Published 20th September 2019
Image: EA NTNU
As a group organiser you will be communicating the ideas of effective altruism to a variety of people, and this can sometimes be challenging. Effective altruism is a complex set of interconnected ideas, so it is often difficult to give others an accurate and appropriately broad view of the movement. The controversial and counterintuitive nature of some of the movement’s ideas adds to the challenge. A broad base of knowledge will make it easier to communicate effective altruism ideas accurately and in an appealing way.
You don’t have to know everything about effective altruism to be a group organiser, of course, but you should understand and be able to talk about the basics.

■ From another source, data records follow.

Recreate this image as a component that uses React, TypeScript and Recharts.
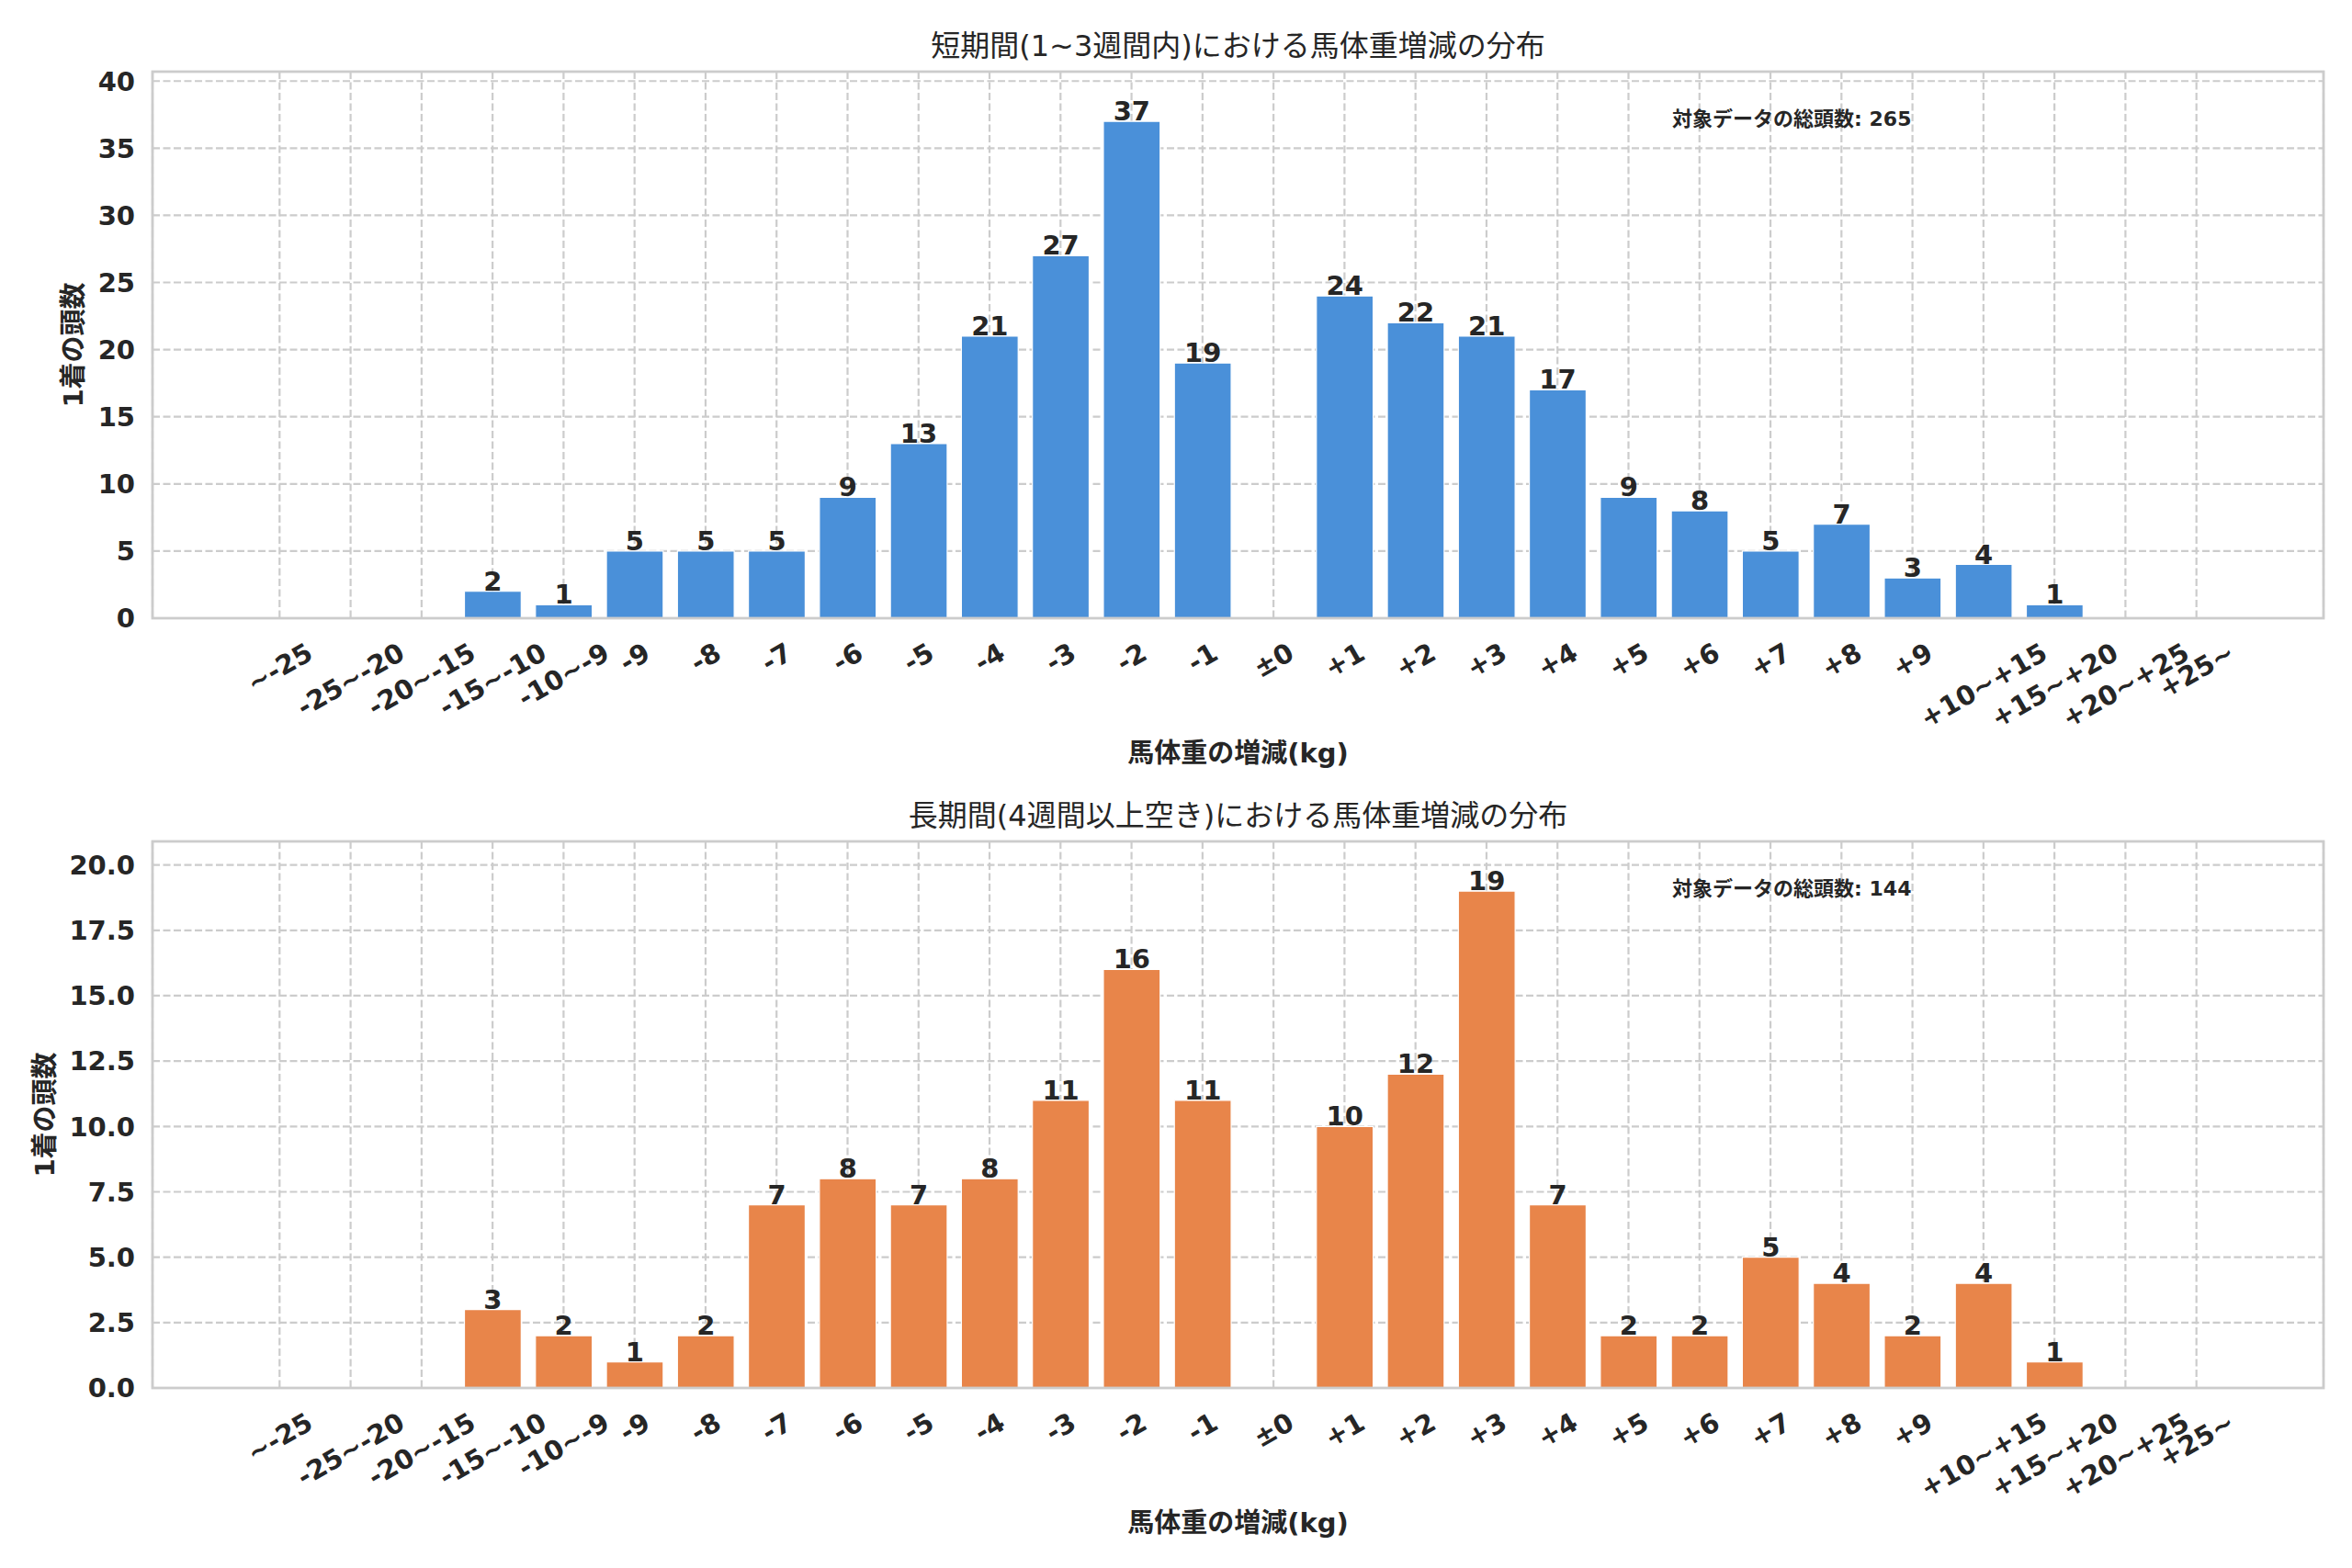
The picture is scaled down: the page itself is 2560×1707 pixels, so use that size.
import React from 'react';
import {
	Bar,
	BarChart,
	CartesianGrid,
	LabelList,
	XAxis,
	YAxis
} from 'recharts';

const categories = [
	'~-25', '-25~-20', '-20~-15', '-15~-10', '-10~-9',
	'-9', '-8', '-7', '-6', '-5', '-4', '-3', '-2', '-1',
	'±0',
	'+1', '+2', '+3', '+4', '+5', '+6', '+7', '+8', '+9',
	'+10~+15', '+15~+20', '+20~+25', '+25~'
];

const shortValues = [0, 0, 0, 2, 1, 5, 5, 5, 9, 13, 21, 27, 37, 19, 0, 24, 22, 21, 17, 9, 8, 5, 7, 3, 4, 1, 0, 0];
const longValues = [0, 0, 0, 3, 2, 1, 2, 7, 8, 7, 8, 11, 16, 11, 0, 10, 12, 19, 7, 2, 2, 5, 4, 2, 4, 1, 0, 0];

const shortTicks = [0, 5, 10, 15, 20, 25, 30, 35, 40];
const longTicks = [0, 2.5, 5, 7.5, 10, 12.5, 15, 17.5, 20];

const shortTitle = '短期間(1~3週間内)における馬体重増減の分布';
const longTitle = '長期間(4週間以上空き)における馬体重増減の分布';
const xLabel = '馬体重の増減(kg)';
const yLabel = '1着の頭数';
const totalLabel = '対象データの総頭数';

const FONT = "'DejaVu Sans', 'Noto Sans CJK JP', sans-serif";
const TEXT = '#262626';
const GRID = '#cccccc';
const FS = 29;

const WIDTH = 2560;
const PLOT_LEFT = 166;
const PLOT_RIGHT = 2529;
const PLOT_W = PLOT_RIGHT - PLOT_LEFT;
const PLOT_H = 595;
const AXIS_H = 100;

// matplotlib-like x limits: bars of width 0.8, 5% margins
const n = categories.length;
const band = PLOT_W / ((n - 0.2) * 1.1);
const sidePad = (0.4 + 0.05 * (n - 0.2) - 0.5) * band;

// rough DejaVu Sans Bold advance widths (em)
const glyphW = (c: string) => {
	if (c >= '0' && c <= '9') return 0.696;
	if (c === '-') return 0.415;
	if (c === '.') return 0.381;
	return 0.838;
};
const textWidth = (s: string) => s.split('').reduce((a, c) => a + glyphW(c), 0) * FS;

const XTick = (props: any) => {
	const { x, y, payload } = props;
	const label = String(payload.value);
	const w = textWidth(label);
	const boxH = w * 0.5 + FS * 1.164 * 0.866;
	const cy = y + 20 + boxH / 2;
	return (
		<g transform={`translate(${x},${cy}) rotate(-30)`}>
			<text
				textAnchor="middle"
				y={FS * 0.346}
				fontSize={FS}
				fontWeight="bold"
				fill={TEXT}
				fontFamily={FONT}
			>
				{label}
			</text>
		</g>
	);
};

const BarValue = (props: any) => {
	const { x, y, width, value } = props;
	if (!Number(value)) return null;
	return (
		<text
			x={Number(x) + Number(width) / 2}
			y={Number(y) - 1}
			textAnchor="middle"
			fontSize={FS}
			fontWeight="bold"
			fill={TEXT}
			fontFamily={FONT}
		>
			{value}
		</text>
	);
};

interface PanelProps {
	title: string;
	values: number[];
	color: string;
	yMax: number;
	ticks: number[];
	fmt: (v: number) => string;
	plotTop: number;
	height: number;
}

const Panel: React.FC<PanelProps> = ({ title, values, color, yMax, ticks, fmt, plotTop, height }) => {
	const data = categories.map((c, i) => ({ cat: c, v: values[i] }));
	const total = values.reduce((a, b) => a + b, 0);
	const plotBottom = plotTop + PLOT_H;
	const tickW = Math.max(...ticks.map((t) => textWidth(fmt(t))));
	const yLabelX = PLOT_LEFT - 19 - tickW - 16.6;
	const midX = PLOT_LEFT + PLOT_W / 2;

	return (
		<div style={{ position: 'relative', width: WIDTH, height }}>
			<BarChart
				width={WIDTH}
				height={height}
				data={data}
				margin={{
					top: plotTop,
					right: WIDTH - PLOT_RIGHT,
					left: 0,
					bottom: height - plotBottom - AXIS_H,
				}}
			>
				<CartesianGrid
					stroke={GRID}
					strokeWidth={2.2}
					strokeDasharray="8 3.5"
				/>
				<XAxis
					dataKey="cat"
					interval={0}
					height={AXIS_H}
					padding={{ left: sidePad, right: sidePad }}
					tickLine={false}
					axisLine={false}
					tickSize={0}
					tickMargin={0}
					tick={<XTick />}
				/>
				<YAxis
					type="number"
					domain={[0, yMax]}
					ticks={ticks}
					interval={0}
					width={PLOT_LEFT}
					tickLine={false}
					axisLine={false}
					tickSize={0}
					tickMargin={19}
					tickFormatter={fmt}
					tick={{ fontSize: FS, fontWeight: 'bold', fill: TEXT, fontFamily: FONT }}
				/>
				<Bar
					dataKey="v"
					fill={color}
					stroke="#ffffff"
					strokeWidth={1.2}
					barSize={band * 0.8}
					isAnimationActive={false}
				>
					<LabelList dataKey="v" content={<BarValue />} />
				</Bar>
			</BarChart>
			<svg
				width={WIDTH}
				height={height}
				style={{ position: 'absolute', left: 0, top: 0, pointerEvents: 'none' }}
				fontFamily={FONT}
			>
				<rect
					x={PLOT_LEFT}
					y={plotTop}
					width={PLOT_W}
					height={PLOT_H}
					fill="none"
					stroke={GRID}
					strokeWidth={2.8}
				/>
				<text x={midX} y={plotTop - 17} textAnchor="middle" fontSize={32} fill={TEXT}>
					{title}
				</text>
				<text x={PLOT_LEFT + PLOT_W * 0.7} y={plotTop + 59} fontSize={22} fontWeight="bold" fill={TEXT}>
					{`${totalLabel}: ${total}`}
				</text>
				<text x={midX} y={plotBottom + 157} textAnchor="middle" fontSize={FS} fontWeight="bold" fill={TEXT}>
					{xLabel}
				</text>
				<text
					transform={`translate(${yLabelX},${plotTop + PLOT_H / 2}) rotate(-90)`}
					textAnchor="middle"
					fontSize={FS}
					fontWeight="bold"
					fill={TEXT}
				>
					{yLabel}
				</text>
			</svg>
		</div>
	);
};

const App: React.FC = () => {
	return (
		<>
			<style>{'body { margin: 0; background: #ffffff; }'}</style>
			<section className="WeightCharts" style={{ width: WIDTH }}>
				<Panel
					title={shortTitle}
					values={shortValues}
					color="#4a90d9"
					yMax={40.7}
					ticks={shortTicks}
					fmt={(v) => String(v)}
					plotTop={78}
					height={854}
				/>
				<Panel
					title={longTitle}
					values={longValues}
					color="#e8854a"
					yMax={20.9}
					ticks={longTicks}
					fmt={(v) => v.toFixed(1)}
					plotTop={62}
					height={853}
				/>
			</section>
		</>
	);
};

export default App;
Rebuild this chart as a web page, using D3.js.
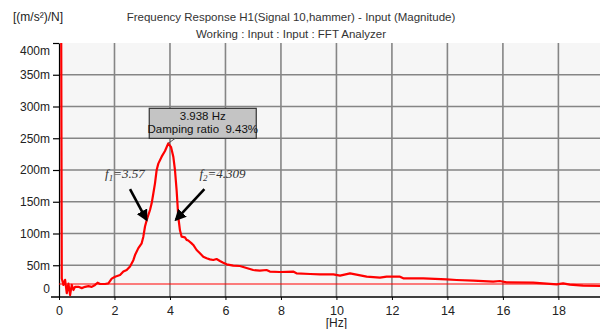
<!DOCTYPE html>
<html>
<head>
<meta charset="utf-8">
<script src="https://cdn.jsdelivr.net/npm/d3@7"></script>
<style>
  body { margin: 0; background: #fff; }
  svg text { font-family: "Liberation Sans", Arial, sans-serif; fill: #222; }
</style>
</head>
<body>
<svg id="frf"></svg>
<script>
// ---------- data (magnitude in m(m/s²)/N) ----------
var freq = [
  0.07, 0.10, 0.16, 0.22, 0.28, 0.34, 0.40, 0.46, 0.52, 0.58,
  0.70, 0.82, 0.94, 1.06, 1.18, 1.30, 1.39, 1.48, 1.66, 1.78,
  1.90, 2.02, 2.20, 2.32, 2.44, 2.56, 2.68, 2.74, 2.86, 2.98,
  3.04, 3.10, 3.16, 3.28, 3.34, 3.40, 3.46, 3.52, 3.58, 3.70,
  3.82, 3.938, 4.04, 4.12, 4.18, 4.24, 4.30, 4.36, 4.42, 4.54,
  4.60, 4.66, 4.78, 4.84, 4.96, 5.08, 5.20, 5.32, 5.44, 5.56,
  5.68, 5.80, 5.92, 6.04, 6.28, 6.52, 6.76, 7.00, 7.24, 7.48,
  7.60, 7.96, 8.44, 8.56, 9.05, 9.41, 9.89, 10.13, 10.49, 11.09,
  11.57, 11.81, 12.29, 12.41, 13.13, 13.97, 14.33, 14.93, 15.65, 15.89,
  16.13, 17.09, 17.94, 18.17, 18.41, 18.89, 19.5
];
var mag = [
  600, 29, 19, 27, 6, 21, 3, 19, 11, 16,
  16, 14, 16, 17, 16, 19, 22.5, 20.5, 20.5, 21.5,
  29, 32, 34.6, 40, 42.5, 48, 58, 66, 77, 84.5,
  95, 111, 121, 137, 147.5, 163, 179, 200, 210, 221,
  230, 242, 236, 221, 200, 168, 126, 105, 95, 94,
  90, 89, 84.5, 82, 74, 69, 63.5, 61, 59.3, 58.3,
  59.8, 56.7, 54, 51.5, 49.4, 48.8, 45.7, 42.5, 41.4, 42.5,
  40, 39.4, 40, 37.3, 36.2, 35.7, 35.7, 33.6, 37.3, 32,
  30.4, 32, 32, 29.4, 29.4, 27.8, 26.8, 25.7, 24.1, 25.2,
  23.1, 22.5, 20, 21.5, 19.4, 17.8, 17.3
];
var xTicks = [0, 2, 4, 6, 8, 10, 12, 14, 16, 18];
var yTicks = [0, 50, 100, 150, 200, 250, 300, 350, 400];
var refLevel = 20.5;
var peak = { f: 3.938, v: 242, label: ['3.938 Hz', 'Damping ratio  9.43%'] };
var halfPower = [
  { name: '1', text: '=3.57', at: [1.66, 187], tip: [3.15, 122], tail: [2.56, 170] },
  { name: '2', text: '=4.309', at: [5.06, 187], tip: [4.22, 122], tail: [5.24, 170] }
];
var titleLines = ['Frequency Response H1(Signal 10,hammer) - Input (Magnitude)',
                  'Working : Input : Input : FFT Analyzer'];

var width = 605, height = 329,
    padL = 59, padR = 600, padT = 43, padB = 297;

var svg = d3.select('svg#frf')
    .attr('width', width)
    .attr('height', height);

var x = d3.scaleLinear().domain([0, 19.5]).range([padL, padR]);
var y = d3.scaleLinear().domain([0, 400]).range([padB, padT]);

//----------plot background + grid----------
svg.append('rect')
    .attr('x', padL).attr('y', padT)
    .attr('width', padR - padL).attr('height', padB - padT)
    .attr('fill', '#f6f6f6');

svg.append('g')
  .selectAll('line')
  .data(xTicks.filter(d => d > 0))
  .join('line')
    .attr('x1', d => x(d)).attr('x2', d => x(d))
    .attr('y1', padT).attr('y2', padB)
    .attr('stroke', '#858585').attr('stroke-width', 1.6);

svg.append('g')
  .selectAll('line')
  .data(yTicks.filter(d => d > 0 && d < 400))
  .join('line')
    .attr('x1', padL).attr('x2', padR)
    .attr('y1', d => y(d)).attr('y2', d => y(d))
    .attr('stroke', '#858585').attr('stroke-width', 1.6);

//----------axes----------
var fmtY = d => d === 0 ? '0' : d + 'm';
var yAxis = svg.append('g')
    .attr('transform', 'translate(' + padL + ',0)')
    .call(d3.axisLeft(y).tickValues(yTicks).tickFormat(fmtY).tickSize(6).tickSizeOuter(0).tickPadding(3));
yAxis.selectAll('text')
    .style('font-size', '12px')
    .attr('dy', d => d === 400 ? '0.95em' : d === 0 ? '-0.35em' : '0.32em');
yAxis.select('.domain').attr('stroke', '#000').attr('stroke-width', 1.2);
yAxis.selectAll('.tick line').attr('stroke', '#000').attr('stroke-width', 1.2);
yAxis.selectAll('.tick').filter(d => d === 0).select('line').remove();

var xAxis = svg.append('g')
    .attr('transform', 'translate(0,' + padB + ')')
    .call(d3.axisBottom(x).tickValues(xTicks).tickSize(3).tickSizeOuter(0).tickPadding(6));
xAxis.select('.domain').attr('d', 'M' + (padL - 8) + ',0H' + padR)
    .attr('stroke', '#000').attr('stroke-width', 1.4);
xAxis.selectAll('.tick line').attr('stroke', '#000');
xAxis.selectAll('text').style('font-size', '12.5px');

svg.append('text')
    .attr('x', x(10)).attr('y', 327)
    .attr('text-anchor', 'middle')
    .style('font-size', '12px')
    .text('[Hz]');

svg.append('text')
    .attr('x', 13).attr('y', 21)
    .style('font-size', '12px')
    .text('[(m/s²)/N]');

svg.selectAll('text.title')
  .data(titleLines)
  .join('text')
    .classed('title', true)
    .attr('x', 291).attr('y', (d, i) => 21 + i * 17)
    .attr('text-anchor', 'middle')
    .style('font-size', '11.5px')
    .style('fill', '#333')
    .text(d => d);

//----------reference level + response curve----------
svg.append('clipPath').attr('id', 'plotclip')
  .append('rect')
    .attr('x', padL).attr('y', padT)
    .attr('width', padR - padL).attr('height', padB - padT);

svg.append('line')
    .attr('x1', padL).attr('x2', padR)
    .attr('y1', y(refLevel)).attr('y2', y(refLevel))
    .attr('stroke', '#ff0000').attr('stroke-width', 1.2);

var line = d3.line()
    .x(d => x(d[0]))
    .y(d => y(d[1]));

svg.append('path')
    .datum(d3.zip(freq, mag))
    .attr('clip-path', 'url(#plotclip)')
    .attr('fill', 'none')
    .attr('stroke', '#ff0000')
    .attr('stroke-width', 2.2)
    .attr('stroke-linejoin', 'round')
    .attr('d', line);

//----------peak marker box----------
var px = x(peak.f), py = y(peak.v);
var box = svg.append('g').attr('transform', 'translate(' + (px - 19) + ',' + (py - 35) + ')');
svg.append('line')
    .attr('x1', px).attr('y1', py)
    .attr('x2', px + 7).attr('y2', py - 5)
    .attr('stroke', '#555').attr('stroke-width', 1);
box.append('rect')
    .attr('width', 107).attr('height', 30)
    .attr('fill', '#c4c4c4')
    .attr('stroke', '#333').attr('stroke-width', 1.2);
box.selectAll('text')
  .data(peak.label)
  .join('text')
    .attr('x', 53.5).attr('y', (d, i) => 12 + i * 13)
    .attr('text-anchor', 'middle')
    .style('font-size', '11.5px')
    .style('white-space', 'pre')
    .style('fill', '#111')
    .text(d => d);

//----------half power arrows----------
svg.append('defs').append('marker')
    .attr('id', 'head')
    .attr('viewBox', '0 0 10 10')
    .attr('refX', 8).attr('refY', 5)
    .attr('markerWidth', 4.5).attr('markerHeight', 4.5)
    .attr('orient', 'auto')
  .append('path')
    .attr('d', 'M0,0L10,5L0,10Z')
    .attr('fill', '#000');

svg.selectAll('line.arrow')
  .data(halfPower)
  .join('line')
    .classed('arrow', true)
    .attr('x1', d => x(d.tail[0])).attr('y1', d => y(d.tail[1]))
    .attr('x2', d => x(d.tip[0])).attr('y2', d => y(d.tip[1]))
    .attr('stroke', '#000').attr('stroke-width', 2.6)
    .attr('marker-end', 'url(#head)');

var lab = svg.selectAll('text.fl')
  .data(halfPower)
  .join('text')
    .classed('fl', true)
    .attr('x', d => x(d.at[0])).attr('y', d => y(d.at[1]))
    .style('font-family', '"Liberation Serif", "Times New Roman", serif')
    .style('font-style', 'italic')
    .style('font-size', '13px')
    .style('fill', '#333');
lab.append('tspan').text('f');
lab.append('tspan').attr('dy', 3).style('font-size', '9px').text(d => d.name);
lab.append('tspan').attr('dy', -3).text(d => d.text);
</script>
</body>
</html>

It would be a good idea to:
- Read or watch introductory articles, books or videos about effective altruism. If you’ve gotten to the point of considering starting an effective altruism group you probably have this covered already, but here are some general resources about effective altruism if you are new to effective altruism or want a refresher
- Know a little about some of the EA-aligned organisations so that you can direct people to information that might be useful to them
- Have a few good ways of explaining effective altruism, so you can confidently talk about EA to newcomers
- Know some of the frequently asked questions and common criticisms of effective altruism and possible polite, constructive responses to them
More important than in-depth knowledge is being dedicated to improving the world, and being friendly, open, inclusive, and enthusiastic about helping others get more involved. A big factor in the success of any movement is whether people enjoy being a part of it, so do what you can to make your group a positive place.
If you feel you lack the skills to start a group, it might help to know that many people who start groups feel the same way. Consider that you might be suffering from imposter syndrome, where talented people underestimate their abilities – a common affliction among EAs. Having a chat with CEA or with other group organisers might help you work out whether starting a group is right for you.